During our trip to San Francisco to play Dragon Age: The Veilguard for the first time, we had the chance to speak with two members of BioWare's development team: Francois Chaput, Missions and Level Design Director, and Matt Rhodes, Art Director, both of which delved into their respective areas of expertise.

As a reminder, Dragon Age: The Veilguard will launch on October 31, almost ten years after the previous installment's release. It will be available for PC, PlayStation 5, and Xbox Series S|X.

Related Story Dragon Age: The Veilguard Hands-On Preview – Rook Takes Queen, Checkmate

I know you are taking a different approach as far as levels go. Rather than trying to build out a massive open world, you went for the hub-and-spoke iteration. Can you talk more about the hub world you are creating for this game?

Francois Chaput: Yeah, absolutely. There are two key pillars that we really wanted to have a part here in the design of this world, and one of them was to focus the experience so that we can bring players to the best content that we can as efficiently as we can. The second one was maintaining a sense of player freedom. In some cases, it'll narrow down a little bit, and then we make sure that we open back up and give you some options. The thing we want is to present you with options as opposed to a whole buffet of everything, a menu of options that we think are all going to be good.

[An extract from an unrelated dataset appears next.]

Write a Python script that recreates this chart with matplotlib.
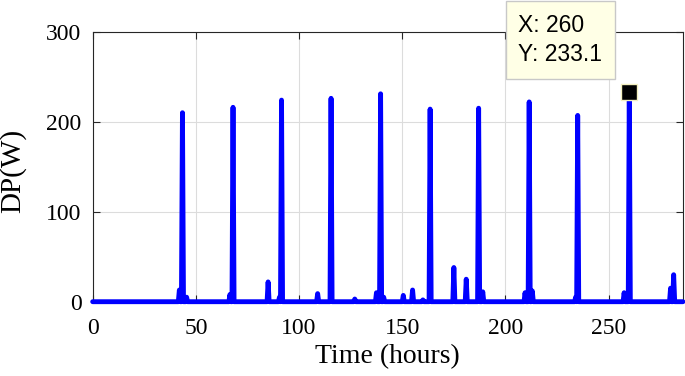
import matplotlib
matplotlib.use("Agg")
import matplotlib.pyplot as plt
import numpy as np

# spikes: hour, power (W)
spike_hours = [42, 43.5, 45.5, 66.5, 68, 85, 90.5, 91.5, 109, 115.5, 127,
               137.5, 139.5, 141, 150.5, 155, 160, 163.5, 175, 181, 187, 189,
               209.5, 211.5, 213, 234, 235, 257.5, 260, 280, 281.5]
spike_power = [13, 210, 5, 8, 216, 22, 5, 224, 9, 226, 3,
               10, 231, 5, 7, 13, 2, 214, 38, 25, 215, 11,
               10, 222, 12, 5, 207, 10, 233.1, 15, 30]
end_hour = 286

tip_x, tip_y = 260, 233.1

# half-hourly series, zero outside the spikes
hours = np.arange(0, end_hour + 0.5, 0.5)
power = np.zeros_like(hours)
for h, p in zip(spike_hours, spike_power):
    power[int(round(h * 2))] = p

fig = plt.figure(figsize=(6.85, 3.76), dpi=100)
ax = fig.add_axes([0.1353, 0.1976, 0.997 - 0.1353, 0.9157 - 0.1976])

ax.plot(hours, power, color=(0, 0, 1), lw=3.5, solid_joinstyle='round',
        solid_capstyle='round', clip_on=False, zorder=3)
ax.plot([tip_x], [tip_y], 's', ms=12, mfc='black', mec='#f4f0c0', mew=1,
        clip_on=False, zorder=5)

ax.set_xlim(0, end_hour)
ax.set_ylim(0, 300)
ax.set_xticks([0, 50, 100, 150, 200, 250])
ax.set_yticks([0, 100, 200, 300])
ax.grid(True, color='#dcdcdc', lw=0.8)
ax.set_axisbelow(True)
for s in ax.spines.values():
    s.set_color('#262626')
    s.set_linewidth(0.8)
ax.tick_params(direction='in', top=True, right=True, length=5, width=0.8,
               color='#262626', labelsize=17)
ax.tick_params(axis='x', pad=12)
ax.tick_params(axis='y', pad=8)
for lab in ax.get_xticklabels() + ax.get_yticklabels():
    lab.set_family('Liberation Serif')

ax.set_xlabel('Time (hours)', family='Liberation Serif', fontsize=20)
ax.set_ylabel('DP(W)', family='Liberation Serif', fontsize=21)
ax.xaxis.set_label_coords(0.5, -0.156)
ax.yaxis.set_label_coords(-0.113, 0.484)

# data tip box
ax.annotate('X: 260\nY: 233.1', xy=(tip_x, tip_y), xytext=(-69, 52),
            textcoords='offset pixels', ha='center', va='center',
            multialignment='left',
            family='Liberation Sans', fontsize=16.5, linespacing=1.35,
            bbox=dict(boxstyle='square,pad=0.55', fc='#ffffe6', ec='#c8c8c8', lw=1),
            annotation_clip=False, zorder=6)

fig.savefig('out.png', dpi=100)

Matt Rhodes: Which then gave us an opportunity from an art perspective to create even more variety. We are really proud of the work we did on Dragon Age: Inquisition, in which you had a few large areas, whereas now we have many more, far more distinct areas. So it really allows us to experiment and have fun with like, the wilder tone. There's more contrast between the necropolis and the sunshiny beach somewhere. Just that structure is actually a really great opportunity for us to focus on polishing each area and making it even more distinct from each other.